Which System Aligns With You?

The best choice is a matter of aligning the machine's strengths with your specific needs. This is not a question of which printer is "better," but which printer is better for you.

The H2D IDEX May Be Your Choice If...

• You frequently print small to medium-sized dual-material parts where minimizing filament waste is a top priority.
• You see clear value in the Duplicate or Mirror modes for accelerating small-batch production of identical or mirrored parts.
• Your projects involve high geometric complexity with many material changes per layer, making the H2D's near-instantaneous swap time a key advantage.
• You are comfortable with the concept of a slightly reduced, but still substantial, build area during dual-material operation.

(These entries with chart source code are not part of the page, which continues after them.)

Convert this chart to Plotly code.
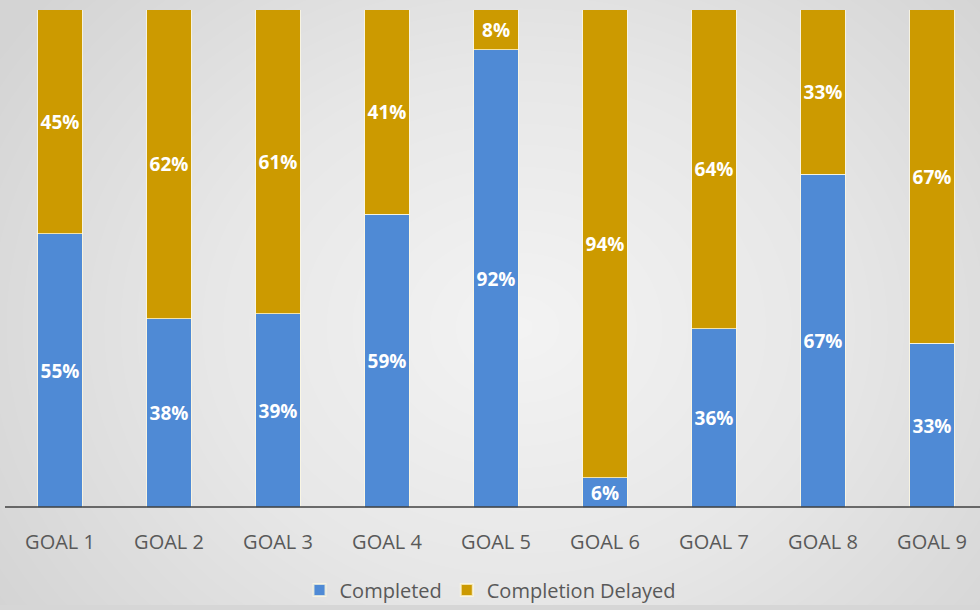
import numpy as np
import plotly.graph_objects as go

categories = ["GOAL 1", "GOAL 2", "GOAL 3", "GOAL 4", "GOAL 5", "GOAL 6", "GOAL 7", "GOAL 8", "GOAL 9"]
completed = [55, 38, 39, 59, 92, 6, 36, 67, 33]
delayed = [45, 62, 61, 41, 8, 94, 64, 33, 67]
series_names = ["Completed", "Completion Delayed"]

BLUE = "#4F8AD5"
GOLD = "#CC9A00"
W, H = 980, 610

# radial gray background (style only)
gx = np.linspace(-20, W + 20, 103)
gy = np.linspace(-20, H + 20, 67)
XX, YY = np.meshgrid(gx, gy)
d = np.sqrt(((XX - 520) / 620) ** 2 + ((YY - 330) / 520) ** 2)
d = np.clip(d, 0, 1)

fig = go.Figure()
fig.add_trace(go.Heatmap(
    x=gx, y=gy, z=d, zmin=0, zmax=1, zsmooth="best",
    colorscale=[[0, "#f3f3f3"], [0.5, "#e7e7e7"], [1, "#d4d4d4"]],
    showscale=False, hoverinfo="skip", xaxis="x", yaxis="y",
))

for name, vals, col in [(series_names[0], completed, BLUE), (series_names[1], delayed, GOLD)]:
    fig.add_trace(go.Bar(
        x=categories, y=vals, name=name,
        marker=dict(color=col, line=dict(color="rgba(255,250,225,0.75)", width=1)),
        text=[f"{v}%" for v in vals], textposition="inside", textangle=0,
        insidetextanchor="middle", constraintext="none",
        textfont=dict(family="Open Sans", size=19, color="white", weight="bold"),
        width=0.41, xaxis="x2", yaxis="y2",
    ))

y0 = 1 - 512 / H
y1 = 1 - 10 / H

fig.update_layout(
    width=W, height=H, autosize=False,
    margin=dict(l=0, r=0, t=0, b=0),
    paper_bgcolor="#d6d6d6", plot_bgcolor="rgba(0,0,0,0)",
    barmode="stack",
    showlegend=True,
    xaxis=dict(domain=[0, 1], range=[0, W], visible=False, fixedrange=True),
    yaxis=dict(domain=[0, 1], range=[H, 0], visible=False, fixedrange=True),
    xaxis2=dict(domain=[0, 1], anchor="y2", range=[-60 / 109, 920 / 109],
                showline=False, showgrid=False, zeroline=False,
                ticks="", ticklabelstandoff=20,
                tickfont=dict(family="Open Sans", size=20, color="#595959")),
    yaxis2=dict(domain=[y0, y1], anchor="x2", range=[0, 100], visible=False,
                showgrid=False, zeroline=False),
    legend=dict(orientation="h", x=0.5, xanchor="center", y=1 - 595 / H, yanchor="middle",
                bgcolor="rgba(0,0,0,0)", font=dict(family="Open Sans", size=20, color="#595959"),
                itemsizing="constant", traceorder="normal", itemwidth=30),
    shapes=[
        dict(type="rect", xref="paper", yref="paper", x0=282 / W, x1=710 / W,
             y0=0, y1=1 - 574 / H, fillcolor="#e5e5e5", line=dict(width=0), layer="below"),
        dict(type="line", xref="paper", yref="y2", x0=5 / W, x1=1, y0=0, y1=0,
             line=dict(color="#404040", width=3), layer="above"),
    ],
)

fig.write_html("out.html",
               config={"displayModeBar": False, "responsive": False},
               post_script="document.body.style.margin='0';document.body.style.overflow='hidden';document.body.style.background='#d6d6d6';")
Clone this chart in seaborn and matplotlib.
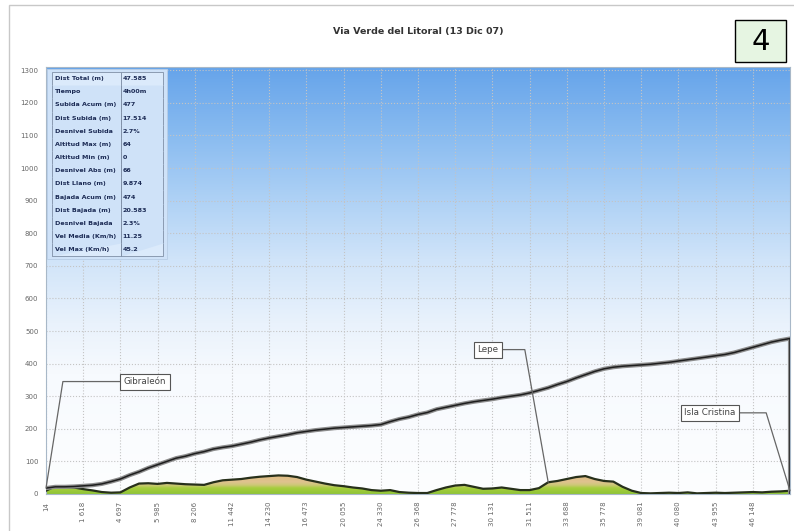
import matplotlib
matplotlib.use("Agg")
import matplotlib.pyplot as plt
import matplotlib.patches as mpatches
from matplotlib.colors import LinearSegmentedColormap
import numpy as np
import pandas as pd
import seaborn as sns

# cumulative ascent (m), one value per sample
cum_ascent = [18, 22, 22, 23, 25, 27, 31, 38, 46, 58, 68, 80, 90, 100, 110, 116,
              124, 130, 138, 143, 147, 153, 159, 166, 172, 177, 182, 188, 192, 196,
              199, 202, 204, 206, 208, 210, 213, 222, 230, 236, 244, 250, 260, 266,
              272, 278, 283, 287, 291, 296, 300, 304, 310, 318, 326, 336, 345, 356,
              366, 376, 384, 389, 392, 394, 396, 398, 401, 404, 408, 412, 416, 420,
              424, 428, 434, 442, 450, 458, 466, 472, 477]
# altitude profile (m)
altitude = [10, 24, 22, 20, 15, 11, 6, 4, 5, 20, 32, 33, 31, 34, 32, 30, 29, 28,
            36, 42, 44, 46, 50, 53, 55, 57, 56, 52, 44, 38, 32, 27, 24, 20, 17, 12,
            10, 12, 6, 4, 3, 3, 12, 20, 26, 28, 22, 16, 17, 20, 16, 12, 12, 18, 36,
            40, 46, 52, 55, 46, 40, 38, 22, 10, 3, 2, 3, 4, 3, 5, 2, 3, 4, 3, 4, 5,
            6, 5, 7, 8, 10]
tick_labels = ["14", "1 618", "4 697", "5 985", "8 206", "11 442", "14 230",
               "16 473", "20 055", "24 330", "26 368", "27 778", "30 131",
               "31 511", "33 688", "35 778", "39 081", "40 080", "43 955", "46 148"]
stats_names = ["Dist Total (m)", "Tiempo", "Subida Acum (m)", "Dist Subida (m)",
               "Desnivel Subida", "Altitud Max (m)", "Altitud Min (m)",
               "Desnivel Abs (m)", "Dist Llano (m)", "Bajada Acum (m)",
               "Dist Bajada (m)", "Desnivel Bajada", "Vel Media (Km/h)",
               "Vel Max (Km/h)"]
stats_values = ["47.585", "4h00m", "477", "17.514", "2.7%", "64", "0", "66",
                "9.874", "474", "20.583", "2.3%", "11.25", "45.2"]
places = ["Gibraleón", "Lepe", "Isla Cristina"]
place_idx = [0, 54, 80]

df = pd.DataFrame({"sample": np.arange(len(altitude)),
                   "cum": cum_ascent, "alt": altitude})

sns.set_style("white")
fig = plt.figure(figsize=(7.94, 5.31), dpi=100)
ax = fig.add_axes([46 / 794, 1 - 494 / 531, 744 / 794, 427 / 531])

# sky background
sky = LinearSegmentedColormap.from_list(
    "sky", [(0, "#fdfeff"), (0.28, "#f7fafe"), (0.4, "#e9f2fc"), (0.55, "#d0e4f9"),
            (0.7, "#acd0f5"), (0.85, "#87baf0"), (1, "#66a4ea")])
grad = np.linspace(0, 1, 256).reshape(-1, 1)
ax.imshow(grad, cmap=sky, extent=[0, 1, 0, 1], transform=ax.transAxes,
          origin="lower", aspect="auto", zorder=0)

# altitude fill with green->tan gradient
coll = ax.fill_between(df["sample"], 0, df["alt"], color="none", zorder=2)
ground = LinearSegmentedColormap.from_list(
    "ground", [(0, "#8fc436"), (0.3, "#a6cd3e"), (0.45, "#cdc877"),
               (0.6, "#dec38f"), (1, "#e0bb82")])
img = ax.imshow(grad, cmap=ground, origin="lower", aspect="auto",
                extent=[0, len(altitude) - 1, 0, 60], zorder=2)
img.set_clip_path(coll.get_paths()[0], ax.transData)

sns.lineplot(data=df, x="sample", y="alt", color="#27301b", lw=1.6, ax=ax, zorder=3)
sns.lineplot(data=df, x="sample", y="cum", color="#8c8c8c", lw=3.0, ax=ax, zorder=3)
sns.lineplot(data=df, x="sample", y="cum", color="#1e1e1e", lw=1.1, ax=ax, zorder=4)
ax.vlines(df["sample"].iloc[-1], 0, df["cum"].iloc[-1], color="#8c8c8c", lw=3.0, zorder=3)
ax.vlines(df["sample"].iloc[-1], 0, df["cum"].iloc[-1], color="#1e1e1e", lw=1.1, zorder=4)

ax.set_xlim(0, len(altitude) - 1)
ax.set_ylim(0, 1310)
ax.set_xticks(np.arange(len(tick_labels)) * 4)
ax.set_xticklabels(tick_labels, rotation=90)
ax.set_yticks(range(0, 1301, 100))
ax.tick_params(axis="both", labelsize=5, colors="#666666", length=2, width=0.5)
ax.set_xlabel("")
ax.set_ylabel("")
ax.grid(True, linestyle=":", color="#c4c4c4", lw=0.8, zorder=1)
for gl in ax.get_xgridlines() + ax.get_ygridlines():
    gl.set_zorder(1)
for s in ax.spines.values():
    s.set_color("#a8b8c8")
    s.set_linewidth(0.8)

# place labels
text_pos = [(2.66 * 4, 345), (11.87 * 4, 443), (17.85 * 4, 249)]
angles = [81, 100, 107]
relpos = [(0, 0.5), (1, 0.5), (1, 0.5)]
for name, i, xyt, ang, rp in zip(places, place_idx, text_pos, angles, relpos):
    yv = df["cum"].iloc[i] if i == 0 else df["alt"].iloc[i]
    ax.annotate(name, xy=(df["sample"].iloc[i], yv), xytext=xyt,
                ha="center", va="center", fontsize=6.3, color="#444444", zorder=6,
                bbox=dict(boxstyle="square,pad=0.4", fc="white", ec="#555555", lw=0.8),
                arrowprops=dict(arrowstyle="-", color="#666666", lw=0.9,
                                shrinkA=0, shrinkB=0, relpos=rp,
                                connectionstyle=f"angle,angleA=0,angleB={ang},rad=0"))

# stats box
ax.add_patch(mpatches.Rectangle((0.001, 0.55), 0.162, 0.445, transform=ax.transAxes,
                                fc="#cfe2f8", ec="#b8cde6", lw=0.6, zorder=5))
tab = ax.table(cellText=list(zip(stats_names, stats_values)),
               bbox=[0.008, 0.557, 0.149, 0.431], cellLoc="left",
               colWidths=[0.62, 0.38], zorder=6)
tab.auto_set_font_size(False)
nrows = len(stats_names)
for (r, c), cell in tab.get_celld().items():
    cell.set_facecolor("#dbeafb")
    cell.set_edgecolor("#7f8fa6")
    cell.set_linewidth(0.6)
    cell.get_text().set_fontsize(4.6)
    cell.get_text().set_fontweight("bold")
    cell.get_text().set_color("#1c2b55")
    cell.PAD = 0.04
    edges = "LR"
    if r == 0:
        edges += "T"
    if r == nrows - 1:
        edges += "B"
    cell.visible_edges = edges

fig.text(0.527, 0.94, "Via Verde del Litoral (13 Dic 07)", ha="center", va="center",
         fontsize=6.8, fontweight="bold", color="#333333")
fig.patches.append(mpatches.Rectangle((735 / 794, 1 - 62 / 531), 51 / 794, 42 / 531,
                                      transform=fig.transFigure, fc="#e6f5e2",
                                      ec="black", lw=1.0))
fig.text(760.5 / 794, 1 - 42 / 531, "4", ha="center", va="center", fontsize=21,
         color="black")
fig.patches.append(mpatches.Rectangle((9 / 794, -0.01), 1.0, 1 - 5 / 531 + 0.01,
                                      transform=fig.transFigure, fill=False,
                                      ec="#c8c8c8", lw=1.0))

fig.savefig("out.png", dpi=100)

The XL Tool Changer Is A Fit If...

• You absolutely need to use the maximum available build volume for very large monolithic parts, printed in either single or dual material.
• You envision expanding your capabilities beyond two materials in the future, making the XL's scalable architecture a strategic investment.
• You typically print large models where the number of material changes is relatively low, minimizing the cumulative impact of the tool change time overhead.
• You value the potential performance benefits of a lighter motion system and are willing to accept the associated filament purge as a necessary trade-off for size and expandability.

Choosing Your Path to Complexity

In the end, we are left with two brilliant solutions to the same complex problem. The Bambu Lab H2D represents the elegant efficiency of the IDEX system, where two tools are always on-call and ready for action. The Prusa XL embodies the robust flexibility of the Tool Changer, a system built around the concept of one job being served by many specialized tools.

Both the H2D and the XL are exceptionally capable machines that represent the pinnacle of prosumer multi-material 3D printing in 2025. There is no single winner. The best choice is not determined by the printer's spec sheet, but by the ambition of your own creations. You are now equipped with the deep knowledge to choose the tool that will best bring your most complex ideas to life.